Plotting code records:
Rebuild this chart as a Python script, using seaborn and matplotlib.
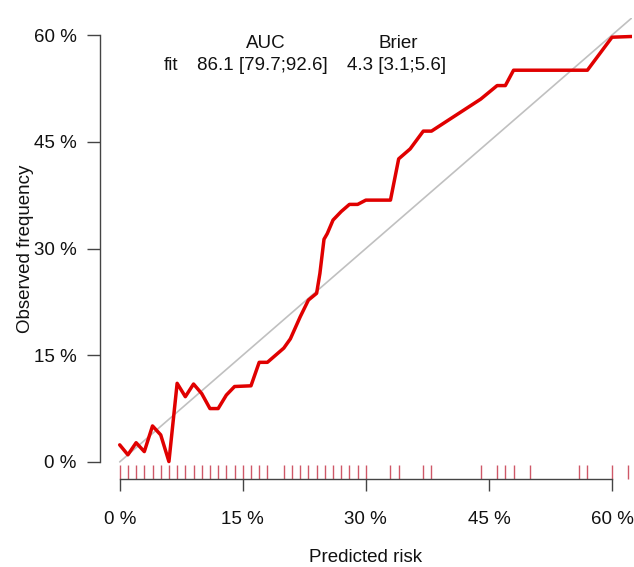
import matplotlib
matplotlib.use("Agg")
import matplotlib.pyplot as plt
import seaborn as sns
import pandas as pd
from matplotlib.ticker import FixedLocator, FuncFormatter

# ---- data (percent) ----
predicted_risk = [0, 1, 2, 3, 4, 5, 6, 7, 8, 9, 10, 11, 12, 13, 14, 15, 16, 17, 18,
                  19, 20, 20.8, 22, 23, 24, 24.4, 24.9, 25.3, 26, 27, 28, 29, 30,
                  33, 34, 35.4, 37, 38, 44, 46, 47, 48, 50, 56, 57, 60, 62.4]
observed_freq = [2.4, 1.0, 2.7, 1.45, 5.06, 3.8, 0.05, 11.05, 9.17, 10.95, 9.6, 7.5,
                 7.5, 9.4, 10.6, 10.65, 10.7, 14.0, 14.0, 15.0, 16.0, 17.3, 20.4,
                 22.75, 23.7, 26.5, 31.3, 32.1, 34.0, 35.2, 36.2, 36.2, 36.8, 36.8,
                 42.6, 44.0, 46.5, 46.5, 51.0, 52.9, 52.9, 55.06, 55.06, 55.06,
                 55.06, 59.7, 59.8]
rug_risk = [0, 1, 2, 3, 4, 5, 6, 7, 8, 9, 10, 11, 12, 13, 14, 15, 16, 17, 18,
            20, 21, 22, 23, 24, 25, 26, 27, 28, 29, 30,
            33, 34, 37, 38, 44, 46, 47, 48, 50, 56, 57, 60, 62]
tick_values = [0, 15, 30, 45, 60]
auc_label = "AUC"
brier_label = "Brier"
model_name = "fit"
auc_text = "86.1 [79.7;92.6]"
brier_text = "4.3 [3.1;5.6]"

curve = pd.DataFrame({"risk": predicted_risk, "obs": observed_freq})
rug = pd.DataFrame({"risk": rug_risk})
diag_end = max(predicted_risk)
diag = pd.DataFrame({"x": [0, diag_end], "y": [0, diag_end]})

sns.set_style("white")
plt.rcParams["font.family"] = ["Liberation Sans", "DejaVu Sans"]

FS = 13.5
W, H = 634, 567
fig = plt.figure(figsize=(W / 100, H / 100), dpi=100)
ax = fig.add_axes([100 / W, 1 - 479 / H, (631.7 - 100) / W, (479 - 18) / H])

sns.lineplot(data=diag, x="x", y="y", color="#c0c0c0", lw=1.2, ax=ax, zorder=1)
sns.lineplot(data=curve, x="risk", y="obs", color="#e00000", lw=2.5, ax=ax,
             zorder=3, sort=False)
sns.rugplot(data=rug, x="risk", height=0.03, color="#cf5868", lw=1.0, ax=ax,
            expand_margins=False, clip_on=False)

ax.set_xlim(-2.4, 62.4)
ax.set_ylim(-2.4, 62.4)

ax.xaxis.set_major_locator(FixedLocator(tick_values))
ax.yaxis.set_major_locator(FixedLocator(tick_values))
fmt = FuncFormatter(lambda v, p: f"{v:.0f} %")
ax.xaxis.set_major_formatter(fmt)
ax.yaxis.set_major_formatter(fmt)

for s in ["top", "right"]:
    ax.spines[s].set_visible(False)
ax.spines["left"].set_bounds(0, 60)
ax.spines["bottom"].set_bounds(0, 60)
for s in ["left", "bottom"]:
    ax.spines[s].set_color("#444444")
    ax.spines[s].set_linewidth(1.0)

ax.tick_params(axis="both", which="major", direction="out", color="#444444",
               width=1.0, labelsize=FS, labelcolor="#111111")
ax.tick_params(axis="y", length=9.5, pad=7.5)
ax.tick_params(axis="x", length=8.5, pad=14.5)
ax.xaxis.set_ticks_position("bottom")
ax.yaxis.set_ticks_position("left")

ax.set_xlabel("Predicted risk", fontsize=FS, color="#111111", labelpad=15.5)
ax.set_ylabel("Observed frequency", fontsize=FS, color="#111111", labelpad=0)

def fx(px):
    return px / W

def fy(py):
    return 1 - py / H

tc = "#111111"
fig.text(fx(266), fy(44), auc_label, ha="center", va="center", fontsize=FS, color=tc)
fig.text(fx(398), fy(44), brier_label, ha="center", va="center", fontsize=FS, color=tc)
fig.text(fx(164), fy(66), model_name, ha="left", va="center", fontsize=FS, color=tc)
fig.text(fx(197), fy(66), auc_text, ha="left", va="center", fontsize=FS, color=tc)
fig.text(fx(347), fy(66), brier_text, ha="left", va="center", fontsize=FS, color=tc)

fig.savefig("out.png", dpi=100)
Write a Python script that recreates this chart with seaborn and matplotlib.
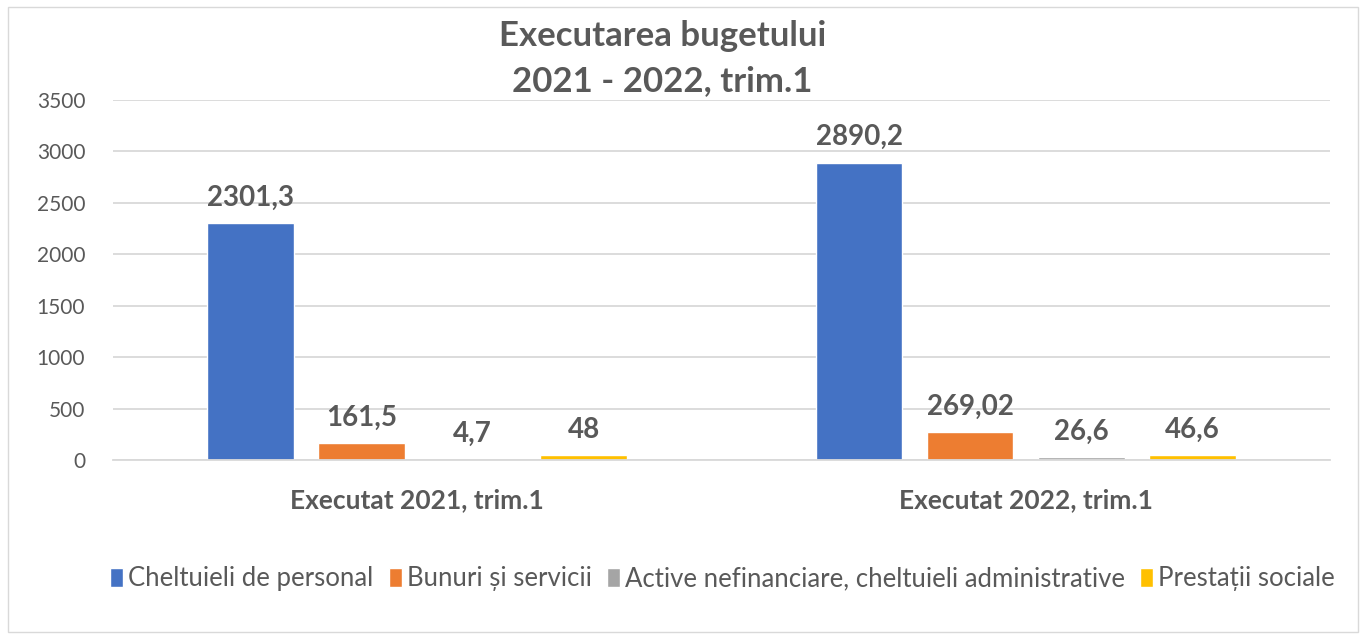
import matplotlib
matplotlib.use("Agg")
import matplotlib.pyplot as plt
import seaborn as sns
import pandas as pd
from matplotlib.patches import Rectangle

# data
groups = ["Executat 2021, trim.1", "Executat 2022, trim.1"]
series = ["Cheltuieli de personal", "Bunuri și servicii",
          "Active nefinanciare, cheltuieli administrative", "Prestații sociale"]
vals_2021 = [2301.3, 161.5, 4.7, 48]
vals_2022 = [2890.2, 269.02, 26.6, 46.6]
value_labels = [["2301,3", "161,5", "4,7", "48"],
                ["2890,2", "269,02", "26,6", "46,6"]]
colors = ["#4472C4", "#ED7D31", "#A5A5A5", "#FFC000"]

rows = []
for g, vals in zip(groups, [vals_2021, vals_2022]):
    for s, v in zip(series, vals):
        rows.append({"grup": g, "categorie": s, "valoare": v})
df = pd.DataFrame(rows)

sns.set_style("white")
plt.rcParams["font.family"] = ["Lato", "DejaVu Sans"]
txt = "#595959"

fig = plt.figure(figsize=(13.66, 6.34), dpi=100)
ax = fig.add_axes([0.0827, 0.2744, 0.8909, 0.5679])

sns.barplot(data=df, x="grup", y="valoare", hue="categorie", order=groups,
            hue_order=series, palette=colors, width=0.73, gap=0.22,
            saturation=1, ax=ax, legend=True)

ax.set_ylim(0, 3500)
ax.set_xlim(-0.5, 1.5)
ax.set_yticks(range(0, 3501, 500))
ax.yaxis.grid(True, color="#D9D9D9", linewidth=1.3)
ax.set_axisbelow(True)
for sp in ["top", "right", "left"]:
    ax.spines[sp].set_visible(False)
ax.spines["bottom"].set_color("#D9D9D9")
ax.spines["bottom"].set_linewidth(1.3)
ax.set_xlabel("")
ax.set_ylabel("")
ax.tick_params(axis="both", length=0)
ax.tick_params(axis="y", labelsize=15, labelcolor=txt, pad=20)
ax.tick_params(axis="x", labelsize=19, labelcolor=txt, pad=20)
for t in ax.get_xticklabels():
    t.set_fontweight("bold")

# value labels
for i, cont in enumerate(ax.containers):
    labs = [value_labels[j][i] for j in range(len(groups))]
    ax.bar_label(cont, labels=labs, padding=9, fontsize=20,
                 fontweight="bold", color=txt)

leg = ax.legend(loc="center", bbox_to_anchor=(0.501, -0.33), ncol=4,
                frameon=False, fontsize=18.5, handlelength=0.5,
                handleheight=0.75, handletextpad=0.2, columnspacing=0.6)
for t in leg.get_texts():
    t.set_color(txt)

fig.text(0.485, 0.943, "Executarea bugetului", ha="center", va="center",
         fontsize=25, fontweight="bold", color=txt)
fig.text(0.485, 0.872, "2021 - 2022, trim.1", ha="center", va="center",
         fontsize=25, fontweight="bold", color=txt)

fig.patches.append(Rectangle((0.006, 0.003), 0.988, 0.986, transform=fig.transFigure,
                             fill=False, edgecolor="#D9D9D9", linewidth=1))

fig.savefig("out.png", dpi=100)
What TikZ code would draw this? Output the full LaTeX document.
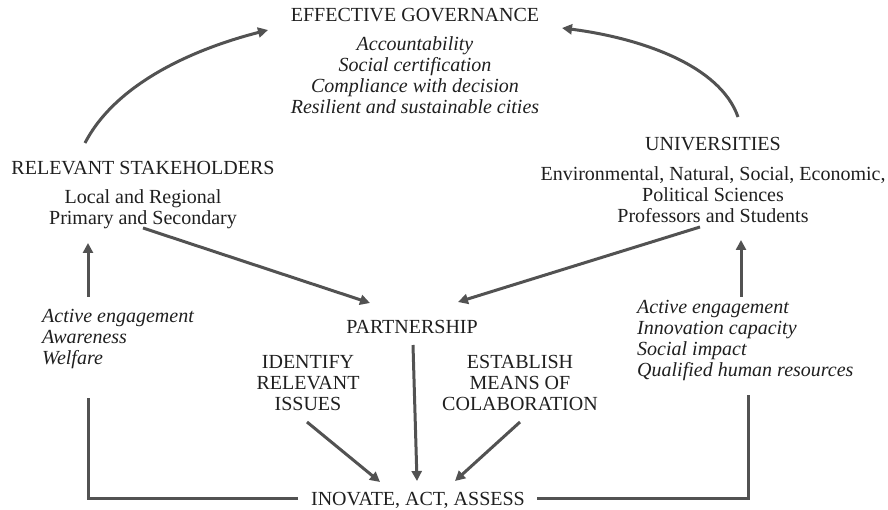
\documentclass[tikz,border=0pt]{standalone}
\usepackage{fontspec}
\setmainfont{Liberation Serif}
\usepackage{tikz}
\usetikzlibrary{arrows.meta}

\begin{document}
\begin{tikzpicture}[
    x=1pt, y=-1pt,
    txt/.style={inner sep=0pt, align=center, text=black!88, font=\fontsize{20}{21}\selectfont},
    itl/.style={txt, font=\fontsize{20}{21}\selectfont\itshape},
    arr/.style={-{Triangle[length=10pt, width=10pt]}, line width=3pt, draw=black!68},
    lnk/.style={line width=3pt, draw=black!68}
]
\useasboundingbox (0,0) rectangle (888,510);

% top goal (multi-line nodes sit on their last baseline)
\node[txt, anchor=base] (gov) at (415,22) {EFFECTIVE GOVERNANCE};
\node[itl, anchor=base] (govlist) at (415,114) {Accountability\\Social certification\\Compliance with decision\\Resilient and sustainable cities};

% the two actors
\node[txt, anchor=base] (stk) at (143,175) {RELEVANT STAKEHOLDERS};
\node[txt, anchor=base] (stklist) at (143,225) {Local and Regional\\Primary and Secondary};
\node[txt, anchor=base] (uni) at (713,151) {UNIVERSITIES};
\node[txt, anchor=base] (unilist) at (713,223) {Environmental, Natural, Social, Economic,\\Political Sciences\\Professors and Students};

% gains of each actor
\node[itl, align=left, anchor=base west] (stkgain) at (42,364) {Active engagement\\Awareness\\Welfare};
\node[itl, align=left, anchor=base west] (unigain) at (637,376) {Active engagement\\Innovation capacity\\Social impact\\Qualified human resources};

% middle part
\node[txt, anchor=base] (partner) at (412,334) {PARTNERSHIP};
\node[txt, anchor=base] (issues) at (308,410) {IDENTIFY\\RELEVANT\\ISSUES};
\node[txt, anchor=base] (means) at (520,410) {ESTABLISH\\MEANS OF\\COLABORATION};
\node[txt, anchor=base] (inov) at (418,505) {INOVATE, ACT, ASSESS};

% curved arrows to the goal
\draw[arr] ([shift={(-58,-32)}]stk.base) .. controls (115,85) and (190,50) .. ([shift={(-147,8)}]gov.base);
\draw[arr] ([shift={(25,-34)}]uni.base) .. controls (720,65) and (640,38) .. ([shift={(147,6)}]gov.base);

% into the partnership
\draw[arr] ([shift={(0,3)}]stklist.base) -- ([shift={(-42,-31)}]partner.base);
\draw[arr] ([shift={(-13,4)}]unilist.base) -- ([shift={(46,-32)}]partner.base);

% gains back to the actors
\draw[arr] ([shift={(46,-67)}]stkgain.base west) -- ([shift={(-55,18)}]stklist.base);
\draw[arr] ([shift={(104,-79)}]unigain.base west) -- ([shift={(28,17)}]unilist.base);

% down to the action
\draw[arr] ([shift={(1,11)}]partner.base) -- ([shift={(-1,-24)}]inov.base);
\draw[arr] ([shift={(-1,12)}]issues.base) -- ([shift={(-38,-23)}]inov.base);
\draw[arr] ([shift={(0,12)}]means.base) -- ([shift={(37,-24)}]inov.base);

% feedback lines
\draw[lnk] ([shift={(-120,-7)}]inov.base) -| ([shift={(46,34)}]stkgain.base west);
\draw[lnk] ([shift={(119,-7)}]inov.base) -| ([shift={(111,19)}]unigain.base west);

\end{tikzpicture}
\end{document}
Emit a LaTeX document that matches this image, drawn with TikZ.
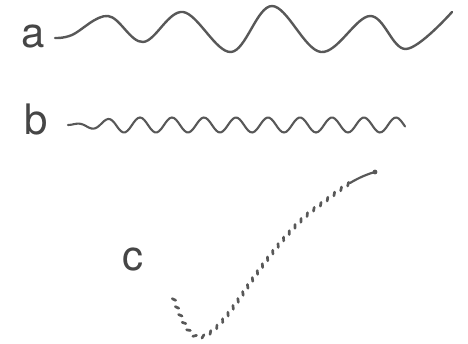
\documentclass[tikz,border=0pt]{standalone}
\usepackage{fontspec}
\setmainfont{TeX Gyre Heros}
\usetikzlibrary{decorations.markings}

\definecolor{inkgray}{RGB}{88,88,88}
\definecolor{txtgray}{RGB}{70,70,70}

\begin{document}
\begin{tikzpicture}[x=1pt,y=-1pt,
  lbl/.style={font=\fontsize{42}{42}\selectfont,text=txtgray,inner sep=0pt,anchor=base west},
  wv/.style={line width=2.4pt,inkgray,line cap=round,line join=round},
  twist/.style={decorate,decoration={markings,
    mark=between positions 0.01 and 1 step 8.5pt with
      {\draw[line width=2.7pt,inkgray,line cap=round] (-1.4pt,-1.3pt) -- (1.4pt,1.3pt);}}},
]

\useasboundingbox (0,0) rectangle (468,344);

% ============================================================
% (a) long wave
% ============================================================
\node[lbl] (lblA) at (21,48) {a};
\draw[wv] plot[smooth,tension=0.6] coordinates {
  (55,38) (72,35) (108,16) (143,42) (183,12) (231,52)
  (272,6) (321,52) (370,16) (406,49) (452,12)};

% ============================================================
% (b) short wave
% ============================================================
\node[lbl] (lblB) at (24,135) {b};
\begin{scope}
  \def\xs{68}
  \def\xe{405}
  \draw[wv,line width=2.1pt] plot[smooth,samples=160,domain=\xs:\xe]
    (\x,{125-min(1,(\x-\xs)/50)*7.5*sin(11.25*(\x-\xs))});
\end{scope}

% ============================================================
% (c) twisted strand
% ============================================================
\node[lbl] (lblC) at (122,271) {c};
\coordinate (cStart) at (173,297);
\coordinate (cKnee) at (350,183);
\coordinate (cEnd) at (375,172);
\path[twist] (cStart) .. controls (180,315) and (188,338) .. (200,337)
  .. controls (215,336) and (235,305) .. (250,283)
  .. controls (268,257) and (295,222) .. (317,207)
  .. controls (328,199) and (340,189) .. (cKnee);
\draw[wv,line width=2.2pt] (cKnee) .. controls (360,177) and (368,174) .. (cEnd);
\fill[inkgray] (cEnd) circle (2.4pt);

\end{tikzpicture}
\end{document}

◆ **Brief**:
Copy out the lines in which the string "this" appears.

◆ **The result**:
Rebuild this chart as a Python script, using seaborn and matplotlib.
Write a Python script that recreates this chart with seaborn and matplotlib.
What TikZ code would draw this? Output the full LaTeX document.
Emit a LaTeX document that matches this image, drawn with TikZ.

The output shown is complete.